State Report Cards
Even without the Governor's proposals in the last week, the quality of education in the state was very much on the public's mind following the release from the State Department of Education of a crush of paper called school report cards.
According to State Education Commissioner Richard Mills, the purpose of the reports, the first of their kind in New York State, was to raise the public's consciousness about how their districts stand up against comparable districts and to push for higher student achievement.
Filled with Regents rankings and bar graphs and pass-fail rates on standardized elementary-level math and reading tests, among others, the cumbersome documents recap data presented to school boards last summer.
If nothing else, Mary Ann Awad, the project coordinator, said, the reports had prompted more public discussion about student performance than she had heard in 17 years at the department.
While that is desirable, the public's ability to assess the meaning of their districts' report cards was undermined by the very department that went to so much trouble to produce them. The department released the reports to the school districts three weeks before allowing the public to review them.

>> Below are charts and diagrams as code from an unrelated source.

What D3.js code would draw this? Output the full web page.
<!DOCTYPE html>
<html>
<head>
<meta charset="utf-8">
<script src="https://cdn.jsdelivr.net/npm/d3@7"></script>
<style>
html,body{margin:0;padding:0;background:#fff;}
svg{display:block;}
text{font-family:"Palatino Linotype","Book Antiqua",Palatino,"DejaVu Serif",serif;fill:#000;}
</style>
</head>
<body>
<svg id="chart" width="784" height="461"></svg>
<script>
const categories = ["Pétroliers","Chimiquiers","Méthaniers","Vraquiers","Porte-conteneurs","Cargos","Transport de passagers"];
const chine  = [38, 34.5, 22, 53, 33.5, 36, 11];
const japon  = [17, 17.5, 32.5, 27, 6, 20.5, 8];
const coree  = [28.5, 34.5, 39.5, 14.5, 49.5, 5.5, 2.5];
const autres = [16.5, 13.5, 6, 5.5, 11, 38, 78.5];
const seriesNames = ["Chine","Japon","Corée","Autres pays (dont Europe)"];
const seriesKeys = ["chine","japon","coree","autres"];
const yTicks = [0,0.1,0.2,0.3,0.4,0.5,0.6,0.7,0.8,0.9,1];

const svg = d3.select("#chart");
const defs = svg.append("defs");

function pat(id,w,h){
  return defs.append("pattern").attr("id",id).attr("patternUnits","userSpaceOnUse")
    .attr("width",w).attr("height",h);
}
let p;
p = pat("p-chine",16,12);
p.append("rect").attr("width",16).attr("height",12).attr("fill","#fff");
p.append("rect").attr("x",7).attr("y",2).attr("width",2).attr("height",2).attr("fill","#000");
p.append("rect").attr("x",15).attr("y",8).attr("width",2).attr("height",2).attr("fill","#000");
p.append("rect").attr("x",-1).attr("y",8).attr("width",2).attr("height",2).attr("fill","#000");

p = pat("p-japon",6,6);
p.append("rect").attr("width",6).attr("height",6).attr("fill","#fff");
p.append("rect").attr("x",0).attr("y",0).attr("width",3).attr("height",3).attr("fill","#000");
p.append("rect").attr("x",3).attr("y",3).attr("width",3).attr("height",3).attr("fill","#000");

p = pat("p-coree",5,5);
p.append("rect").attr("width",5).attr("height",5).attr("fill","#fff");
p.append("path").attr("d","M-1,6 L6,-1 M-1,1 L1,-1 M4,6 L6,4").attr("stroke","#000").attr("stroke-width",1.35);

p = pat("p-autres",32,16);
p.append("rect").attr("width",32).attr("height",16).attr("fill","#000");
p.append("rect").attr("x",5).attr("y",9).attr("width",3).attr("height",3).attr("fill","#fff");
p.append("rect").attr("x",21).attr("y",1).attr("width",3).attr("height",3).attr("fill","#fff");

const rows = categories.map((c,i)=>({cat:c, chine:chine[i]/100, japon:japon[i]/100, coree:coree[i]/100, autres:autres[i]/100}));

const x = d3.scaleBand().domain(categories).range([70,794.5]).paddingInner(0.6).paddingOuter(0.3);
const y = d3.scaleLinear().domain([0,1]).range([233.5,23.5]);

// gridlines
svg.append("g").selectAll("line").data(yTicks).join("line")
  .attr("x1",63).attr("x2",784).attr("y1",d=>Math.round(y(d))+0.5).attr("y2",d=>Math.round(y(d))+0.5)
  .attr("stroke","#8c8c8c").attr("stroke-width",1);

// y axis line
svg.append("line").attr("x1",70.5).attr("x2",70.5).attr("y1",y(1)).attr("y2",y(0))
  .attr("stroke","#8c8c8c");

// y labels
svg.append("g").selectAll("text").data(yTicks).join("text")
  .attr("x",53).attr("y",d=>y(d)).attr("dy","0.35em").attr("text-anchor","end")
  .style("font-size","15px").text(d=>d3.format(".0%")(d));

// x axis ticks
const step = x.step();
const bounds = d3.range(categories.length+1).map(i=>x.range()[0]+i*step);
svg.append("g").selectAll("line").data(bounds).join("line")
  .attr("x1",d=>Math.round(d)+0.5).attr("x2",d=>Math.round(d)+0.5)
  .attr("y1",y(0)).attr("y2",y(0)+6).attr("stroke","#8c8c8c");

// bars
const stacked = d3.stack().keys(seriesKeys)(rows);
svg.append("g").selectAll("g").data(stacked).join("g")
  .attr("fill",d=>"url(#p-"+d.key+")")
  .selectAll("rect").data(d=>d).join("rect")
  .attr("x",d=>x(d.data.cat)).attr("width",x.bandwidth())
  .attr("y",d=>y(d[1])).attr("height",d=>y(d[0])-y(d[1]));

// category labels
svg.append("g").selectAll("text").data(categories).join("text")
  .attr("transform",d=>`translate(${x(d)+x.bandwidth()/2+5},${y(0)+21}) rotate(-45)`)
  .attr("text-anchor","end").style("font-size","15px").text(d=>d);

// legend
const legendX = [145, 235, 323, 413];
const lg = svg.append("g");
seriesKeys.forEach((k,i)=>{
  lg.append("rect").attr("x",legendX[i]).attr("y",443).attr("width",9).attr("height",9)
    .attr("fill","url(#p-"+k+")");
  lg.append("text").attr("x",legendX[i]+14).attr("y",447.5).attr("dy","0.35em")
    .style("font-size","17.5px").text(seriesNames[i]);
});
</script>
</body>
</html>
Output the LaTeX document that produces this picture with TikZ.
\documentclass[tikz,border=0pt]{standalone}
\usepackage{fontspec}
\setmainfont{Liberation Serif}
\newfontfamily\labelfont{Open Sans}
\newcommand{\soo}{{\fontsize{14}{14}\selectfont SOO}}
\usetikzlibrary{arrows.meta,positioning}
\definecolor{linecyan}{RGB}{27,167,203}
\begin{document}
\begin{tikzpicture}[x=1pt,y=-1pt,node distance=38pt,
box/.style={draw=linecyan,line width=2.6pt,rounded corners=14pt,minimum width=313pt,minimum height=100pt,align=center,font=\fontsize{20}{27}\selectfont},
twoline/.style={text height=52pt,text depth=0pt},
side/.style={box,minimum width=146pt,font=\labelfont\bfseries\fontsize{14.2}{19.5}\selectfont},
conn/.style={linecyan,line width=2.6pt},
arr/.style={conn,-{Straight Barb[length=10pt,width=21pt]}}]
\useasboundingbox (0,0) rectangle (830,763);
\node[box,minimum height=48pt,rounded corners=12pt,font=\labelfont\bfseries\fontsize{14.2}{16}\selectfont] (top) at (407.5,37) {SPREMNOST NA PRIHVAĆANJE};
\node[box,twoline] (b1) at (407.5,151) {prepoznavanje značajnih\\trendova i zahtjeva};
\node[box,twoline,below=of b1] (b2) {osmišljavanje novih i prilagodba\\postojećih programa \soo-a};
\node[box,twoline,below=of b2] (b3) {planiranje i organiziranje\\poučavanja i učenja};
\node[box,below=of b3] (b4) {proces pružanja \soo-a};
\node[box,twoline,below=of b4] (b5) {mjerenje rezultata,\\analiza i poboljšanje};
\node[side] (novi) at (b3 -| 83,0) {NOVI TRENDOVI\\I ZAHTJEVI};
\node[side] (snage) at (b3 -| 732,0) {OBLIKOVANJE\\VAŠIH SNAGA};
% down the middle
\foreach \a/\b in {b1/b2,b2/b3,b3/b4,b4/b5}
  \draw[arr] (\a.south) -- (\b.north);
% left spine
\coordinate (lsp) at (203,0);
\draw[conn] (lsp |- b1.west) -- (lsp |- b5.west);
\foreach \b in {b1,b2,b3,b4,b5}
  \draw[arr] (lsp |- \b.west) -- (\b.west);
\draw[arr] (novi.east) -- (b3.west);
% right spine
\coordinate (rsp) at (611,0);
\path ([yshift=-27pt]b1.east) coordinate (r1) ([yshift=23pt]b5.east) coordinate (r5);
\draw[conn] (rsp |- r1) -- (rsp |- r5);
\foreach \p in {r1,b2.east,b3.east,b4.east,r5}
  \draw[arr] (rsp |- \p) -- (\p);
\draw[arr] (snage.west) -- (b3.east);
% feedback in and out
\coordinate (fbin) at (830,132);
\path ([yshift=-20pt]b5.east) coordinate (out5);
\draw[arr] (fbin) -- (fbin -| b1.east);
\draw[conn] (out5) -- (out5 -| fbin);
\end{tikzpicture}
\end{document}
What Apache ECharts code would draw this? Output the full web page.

That gave tacit encouragement to school administrators to massage the numbers and present the best spin.
More substantively, the comparison of "similar districts" did not work adequately. It would have been more appropriate, many say, to compare East Hampton, for example, with Southampton, than with districts UpIsland with different populations.
The reports contained some bad news on the issue of subject "mastery." The state says an 85 or better score on Regents tests indicates mastery, a score that so far has proved elusive for the majority of test-takers. In addition, the number of elementary school students testing above the minimum standard, below which remedial help becomes necessary, showed a "disturbing trend," the Commissioner said, although the state is somewhat skeptical of the tests used and is revising them.
Beyond that, the report cards provide a way, in the Commissioner's words, for districts to re-evaluate how they "grow from here" and "what actually works." In East Hampton, there is talk now of mandatory tutoring during the school day. In Amagansett and Montauk, and we hope elsewhere, efforts are already under way to shore up reading skills by adding faculty and training for existing teachers.
Whether the positive results will justify the expense of preparing the report cards is anybody's guess, however. When asked this week how much the project actually cost, Ms. Awad said, "I have no idea."